Thanks to the Temple of Artemis and the bustling port, the city of Ephesus grew large and wealthy. Beautiful stone buildings lined its streets, and a huge amphitheater and a stadium for gladiatorial games kept the populace entertained. At its height some 250,000 people lived at Ephesus, making this one of the largest cities of the ancient world.
Time (not to mention earthquakes and invading armies) took a heavy toll on Ephesus. Its once-busy harbor silted in long ago. All that remains of the Temple of Artemis today are just a few broken-down columns and a pool of stagnant water. But the ruins of the city are magnificent nevertheless, recalling not only the glories of its pagan past but also its role in the early years of the Christian Church.

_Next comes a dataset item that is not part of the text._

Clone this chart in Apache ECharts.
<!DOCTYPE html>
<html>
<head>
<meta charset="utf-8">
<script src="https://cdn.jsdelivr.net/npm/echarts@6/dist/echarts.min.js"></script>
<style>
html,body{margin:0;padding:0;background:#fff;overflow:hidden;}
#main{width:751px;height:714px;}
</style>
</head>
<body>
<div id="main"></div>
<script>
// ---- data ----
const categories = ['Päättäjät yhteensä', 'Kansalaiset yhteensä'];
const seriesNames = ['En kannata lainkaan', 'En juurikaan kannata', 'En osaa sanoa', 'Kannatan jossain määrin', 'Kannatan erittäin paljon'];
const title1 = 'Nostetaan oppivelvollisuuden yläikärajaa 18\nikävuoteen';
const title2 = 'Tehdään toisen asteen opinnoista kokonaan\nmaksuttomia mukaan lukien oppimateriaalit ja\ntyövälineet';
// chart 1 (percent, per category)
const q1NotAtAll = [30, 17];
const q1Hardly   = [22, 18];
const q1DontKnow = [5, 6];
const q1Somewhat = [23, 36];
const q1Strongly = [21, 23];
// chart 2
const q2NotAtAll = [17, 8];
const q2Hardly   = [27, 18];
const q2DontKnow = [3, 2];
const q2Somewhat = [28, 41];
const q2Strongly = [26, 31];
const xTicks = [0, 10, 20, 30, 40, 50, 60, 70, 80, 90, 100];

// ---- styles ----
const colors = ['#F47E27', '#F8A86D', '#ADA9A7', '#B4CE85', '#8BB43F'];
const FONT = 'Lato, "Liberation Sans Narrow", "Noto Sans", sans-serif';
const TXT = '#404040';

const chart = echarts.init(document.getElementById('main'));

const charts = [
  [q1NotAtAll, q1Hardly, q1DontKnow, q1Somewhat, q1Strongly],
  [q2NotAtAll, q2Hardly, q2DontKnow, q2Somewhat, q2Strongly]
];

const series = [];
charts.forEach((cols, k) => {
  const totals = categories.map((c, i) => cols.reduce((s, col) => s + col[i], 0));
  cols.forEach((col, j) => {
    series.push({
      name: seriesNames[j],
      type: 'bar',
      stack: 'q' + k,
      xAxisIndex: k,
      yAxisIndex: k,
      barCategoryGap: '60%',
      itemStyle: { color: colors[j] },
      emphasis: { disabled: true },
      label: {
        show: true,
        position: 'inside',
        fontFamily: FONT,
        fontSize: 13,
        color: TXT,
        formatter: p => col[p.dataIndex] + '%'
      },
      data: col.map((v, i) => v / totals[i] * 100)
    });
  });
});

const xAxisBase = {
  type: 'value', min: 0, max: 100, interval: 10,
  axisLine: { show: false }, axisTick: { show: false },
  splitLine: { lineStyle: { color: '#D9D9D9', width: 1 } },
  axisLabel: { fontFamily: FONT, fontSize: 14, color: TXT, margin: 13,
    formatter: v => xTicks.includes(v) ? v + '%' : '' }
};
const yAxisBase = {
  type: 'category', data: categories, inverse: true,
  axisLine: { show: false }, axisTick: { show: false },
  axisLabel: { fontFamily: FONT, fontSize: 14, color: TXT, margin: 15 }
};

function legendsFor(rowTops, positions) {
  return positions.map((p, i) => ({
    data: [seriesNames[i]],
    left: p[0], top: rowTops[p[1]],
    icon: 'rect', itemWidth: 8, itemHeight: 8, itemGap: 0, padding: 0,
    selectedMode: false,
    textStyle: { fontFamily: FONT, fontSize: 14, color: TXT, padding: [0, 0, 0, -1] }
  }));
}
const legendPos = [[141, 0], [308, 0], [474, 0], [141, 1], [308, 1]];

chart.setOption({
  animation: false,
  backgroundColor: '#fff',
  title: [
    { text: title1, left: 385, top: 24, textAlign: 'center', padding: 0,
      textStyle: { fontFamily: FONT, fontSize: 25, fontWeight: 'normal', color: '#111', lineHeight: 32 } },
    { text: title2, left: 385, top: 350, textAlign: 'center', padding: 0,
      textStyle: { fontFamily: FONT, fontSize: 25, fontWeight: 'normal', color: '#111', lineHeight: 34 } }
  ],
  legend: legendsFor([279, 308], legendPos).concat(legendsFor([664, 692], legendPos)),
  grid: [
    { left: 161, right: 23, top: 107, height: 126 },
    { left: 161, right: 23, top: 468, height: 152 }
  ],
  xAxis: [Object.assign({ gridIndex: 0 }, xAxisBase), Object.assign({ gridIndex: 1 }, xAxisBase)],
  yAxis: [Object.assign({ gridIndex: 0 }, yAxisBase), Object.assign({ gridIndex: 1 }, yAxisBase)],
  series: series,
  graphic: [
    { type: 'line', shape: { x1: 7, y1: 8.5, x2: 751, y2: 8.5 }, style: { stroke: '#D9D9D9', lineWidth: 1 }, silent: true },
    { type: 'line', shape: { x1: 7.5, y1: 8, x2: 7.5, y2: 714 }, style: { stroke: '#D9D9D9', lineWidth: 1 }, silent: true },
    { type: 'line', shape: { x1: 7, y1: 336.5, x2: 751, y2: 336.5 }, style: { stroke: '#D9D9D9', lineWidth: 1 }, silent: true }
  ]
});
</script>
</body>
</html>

In the picture below you can see the remains of the Temple of Artemis, while on the hillside behind are the ruins of St. John’s Basilica and a Muslim mosque. I know of no other place in the world where the intertwining strands of religions are so visible. Anyone who thinks that their way of worshipping will endure forever would do well to stand on this spot to gain a little humility.
Let us pause for just a moment to remember the great Artemis, once an object of veneration and adoration. Look at her statue once again, if you will, for that strange and haunting image is worth further reflection. And even though her temple lies in ruins, one can hear whispers of her glory in Ephesus.